L 'HISTOIRE commence en novembre 1997, lorsqu'une habitante de la commune de Gaillon signale à la direction départementale des Affaires sanitaires et sociales (DDASS) de l'Eure qu'un membre de sa famille est atteint de leucémie et exprime son inquiétude : dans sa région, elle relève d'autres personnes atteintes de leucémie. Les médecins généralistes des environs soulèvent, à leur tour, la même question.
Parallèlement, la DDASS reçoit des plaintes de la population locale au sujet d'une détérioration de l'environnement, plaintes mettant en cause les industries chimiques avoisinantes.
En 1998, une enquête menée par la DDASS avec la collaboration des médecins généralistes, du laboratoire d'analyses médicales de la commune et des centres hospitaliers de la région conclut qu' « il semble exister une surincidence de leucémies dans la zone géographique comprenant la commune de Gaillon et les communes périphériques dans un rayon de cinq kilomètres, sur la période janvier 1994-décembre 1997 ».
Des rejets chimiques sous surveillance
Dans son analyse de la situation environnementale du site, la DDASS souligne que la zone industrielle de Gaillon comprend un tissu industriel développé, au sein duquel quatre entreprises nécessitent une attention particulière du fait de « risques liés au stockage de produits chimiques, à l'ampleur des rejets et à la nature de leur production ». La préfecture de l'Eure décide alors d'interpeller l'Institut de veille sanitaire (InVS, ex-Réseau national de santé publique) afin de « confirmer ou d'infirmer cet excès de leucémie ».
Le rapport rendu public ce mois-ci par l'InVS confirme les résultats de l'étude menée en 1998 par la DDASS de l'Eure concluant à « un excès significatif de cas de leucémie non LLC (leucémie lymphoïde chronique) , entre 1994 et 1997 dans une zone de cinq kilomètres autour de la commune de Gaillon ». « L'analyse des données de mortalité, poursuit le rapport, issues d'un système d'information indépendant de celui des données de morbidité, conforte ces résultats par l'observation également, dans la zone d'étude, d'une surmortalité par leucémie (tous types), bien que celle-ci soit non significative sur le plan statistique. »
Sylvie Chastan, médecin-inspecteur à la DDASS de l'Eure relève toutefois que le rapport de l'InVS précise qu' « il est difficile de tirer des conclusions fiables de l'observation, compte tenu notamment de la faiblesse de l'échantillon ». En outre, aucun facteur commun n'a permis de formuler une hypothèse étiologique pour les cas diagnostiqués.

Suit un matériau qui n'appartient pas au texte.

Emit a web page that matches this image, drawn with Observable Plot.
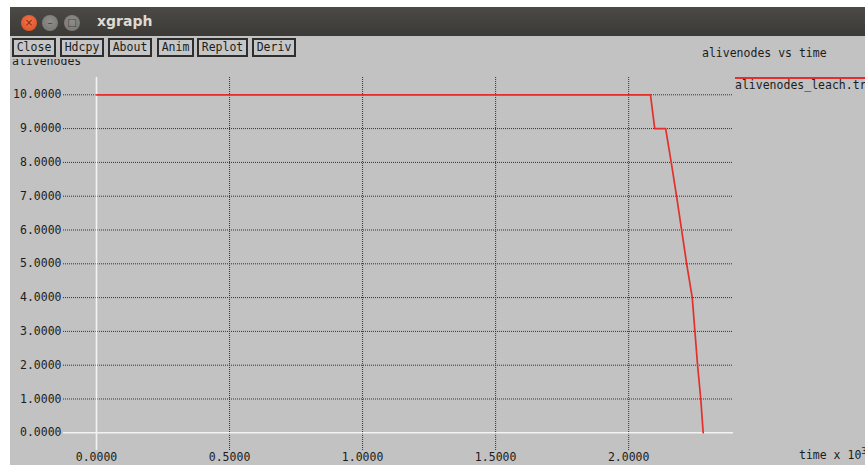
<!DOCTYPE html>
<html>
<head>
<meta charset="utf-8">
<script src="https://cdn.jsdelivr.net/npm/d3@7"></script>
<script src="https://cdn.jsdelivr.net/npm/@observablehq/plot@0.6"></script>
<style>
  html, body { margin: 0; padding: 0; background: #ffffff; overflow: hidden; width: 865px; height: 465px; }
  #win { position: absolute; left: 10px; top: 7px; width: 855px; height: 458px; background: #c2c2c2; }
  #chart { position: absolute; left: 10px; top: 7px; width: 855px; height: 458px; }
  .mono { font-family: "DejaVu Sans Mono", "Liberation Mono", monospace; font-size: 11.5px; color: #1c1c1c; white-space: nowrap; }
  .abs { position: absolute; line-height: 14px; }
  #titlebar { position: absolute; left: 10px; top: 7px; width: 855px; height: 29px;
    background: linear-gradient(#4b4a46, #3b3a36); }
  .circ { position: absolute; width: 16px; height: 16px; border-radius: 50%; top: 8px;
    font-family: "DejaVu Sans", sans-serif; font-size: 10px; line-height: 16px; text-align: center; }
  #apptitle { position: absolute; left: 87px; top: 6px; font-family: "DejaVu Sans", sans-serif;
    font-weight: bold; font-size: 14px; color: #dfdbd2; }
  #btnstrip { position: absolute; left: 10px; top: 36px; width: 295px; height: 23px; background: #c2c2c2; }
  .btn { position: absolute; top: 38px; height: 15px; border: 2px solid #2e2e2e; box-sizing: content-box;
    line-height: 15px; text-align: center; font-family: "DejaVu Sans Mono", "Liberation Mono", monospace;
    font-size: 11.5px; color: #1c1c1c; background: #c6c6c6; }
</style>
</head>
<body>
<div id="win"></div>
<div id="chart"></div>
<div id="ylabel" class="mono abs" style="left:12px; top:54px;"></div>
<div id="btnstrip"></div>
<div id="titlebar">
  <div class="circ" style="left:11px; background: radial-gradient(circle at 50% 40%, #f2774e, #d9481f); color:#7a2a10;">×</div>
  <div class="circ" style="left:32px; background: radial-gradient(circle at 50% 40%, #8f8e89, #73726e); color:#45443f;">–</div>
  <div class="circ" style="left:54px; background: radial-gradient(circle at 50% 40%, #8f8e89, #73726e); color:#45443f;">□</div>
  <div id="apptitle">xgraph</div>
</div>
<div id="buttons"></div>
<div id="ttl" class="mono abs" style="left:702px; top:46px;"></div>
<div style="position:absolute; left:735px; top:77px; width:130px; height:2px; background:#e3302c;"></div>
<div id="leg" class="mono abs" style="left:735px; top:78px;"></div>
<div id="xlabel" class="mono abs" style="left:799px; top:444px;"></div>
<script>
// ---- data (time in units of 10^3, number of alive nodes) ----
const time  = [0, 2.082, 2.098, 2.139, 2.160, 2.180, 2.199, 2.218, 2.239, 2.249, 2.259, 2.271, 2.280];
const alive = [10, 10, 9, 9, 8, 7, 6, 5, 4, 3, 2, 1, 0];
const xTicks = [0, 0.5, 1.0, 1.5, 2.0];
const yTicks = [0, 1, 2, 3, 4, 5, 6, 7, 8, 9, 10];
const seriesName = "alivenodes_leach.tr";
const chartTitle = "alivenodes vs time";
const yLabel = "alivenodes";
const xLabel = "time x 10";
const xExp = "3";
const buttonLabels = ["Close", "Hdcpy", "About", "Anim", "Replot", "Deriv"];

const fmt = d => d.toFixed(4);
const rows = time.map((t, i) => ({t, n: alive[i]}));

const plot = Plot.plot({
  width: 855,
  height: 458,
  marginLeft: 53,
  marginRight: 132,
  marginTop: 70,
  marginBottom: 15,
  x: {domain: [-0.124, 2.394], axis: null},
  y: {domain: [-0.524, 10.512], axis: null},
  style: {background: "#c2c2c2", fontFamily: "DejaVu Sans Mono, Liberation Mono, monospace", fontSize: "11.5px", color: "#1c1c1c", overflow: "visible"},
  marks: [
    Plot.ruleY(yTicks.filter(d => d !== 0), {y: d => d, stroke: "#333333", strokeDasharray: "1,1", strokeWidth: 1}),
    Plot.ruleX(xTicks.filter(d => d !== 0), {x: d => d, stroke: "#333333", strokeDasharray: "1,1", strokeWidth: 1}),
    Plot.ruleY([0], {stroke: "#f2f2f2", strokeWidth: 1.6}),
    Plot.ruleX([0], {stroke: "#f2f2f2", strokeWidth: 1.6}),
    Plot.line(rows, {x: "t", y: "n", stroke: "#e3302c", strokeWidth: 1.7}),
    Plot.text(yTicks, {y: d => d, frameAnchor: "left", text: fmt, textAnchor: "end", dx: -2, fill: "#1c1c1c"}),
    Plot.text(xTicks, {x: d => d, frameAnchor: "bottom", text: fmt, lineAnchor: "top", dy: 2, fill: "#1c1c1c"})
  ]
});
plot.style.position = "absolute";
plot.style.left = "0px";
plot.style.top = "0px";
plot.style.maxWidth = "none";
plot.style.width = "855px";
plot.style.height = "458px";
document.getElementById("chart").appendChild(plot);

document.getElementById("ylabel").textContent = yLabel;
document.getElementById("ttl").textContent = chartTitle;
document.getElementById("leg").textContent = seriesName;
const xl = document.getElementById("xlabel");
xl.textContent = xLabel;
const sup = document.createElement("span");
sup.textContent = xExp;
sup.style.fontSize = "9px";
sup.style.verticalAlign = "5px";
xl.appendChild(sup);

const btnPos = [[12, 40], [60, 40], [108, 40], [157, 33], [197, 47], [252, 40]];
const bc = document.getElementById("buttons");
buttonLabels.forEach((b, i) => {
  const el = document.createElement("div");
  el.className = "btn";
  el.style.left = btnPos[i][0] + "px";
  el.style.width = btnPos[i][1] + "px";
  el.textContent = b;
  bc.appendChild(el);
});
</script>
</body>
</html>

Ces observations pourraient d'ailleurs être le reflet de problèmes non spécifiques à la zone d'étude puisque l'excès de décès par leucémie est signalé pour l'ensemble du département de l'Eure.
Comme le recommande l'InVS, la DDASS a décidé de conduire, à partir du mois prochain, une enquête épidémiologique prospective, de quatre ans, à Gaillon et ses environs. Cette étude sera conduite en collaboration avec le centre anticancéreux de Rouen, ainsi que les généralistes et les médecins du travail locaux. Enfin, l'InVS souligne que « le bilan environnemental réalisé par la DDASS fait état de l'existence, dans la zone d'étude, de plusieurs source de rejets industriels non ou mal quantifiées dont certaines ont fait l'objet de plaintes de la part des populations. Compte tenu des résultats de cette étude, conclut l'Institut, il apparaît nécessaire de préciser et de quantifier les émissions polluantes dans la zone d'étude afin de pouvoir apprécier les dangers, les expositions et les risques éventuels pour le populations environnantes ».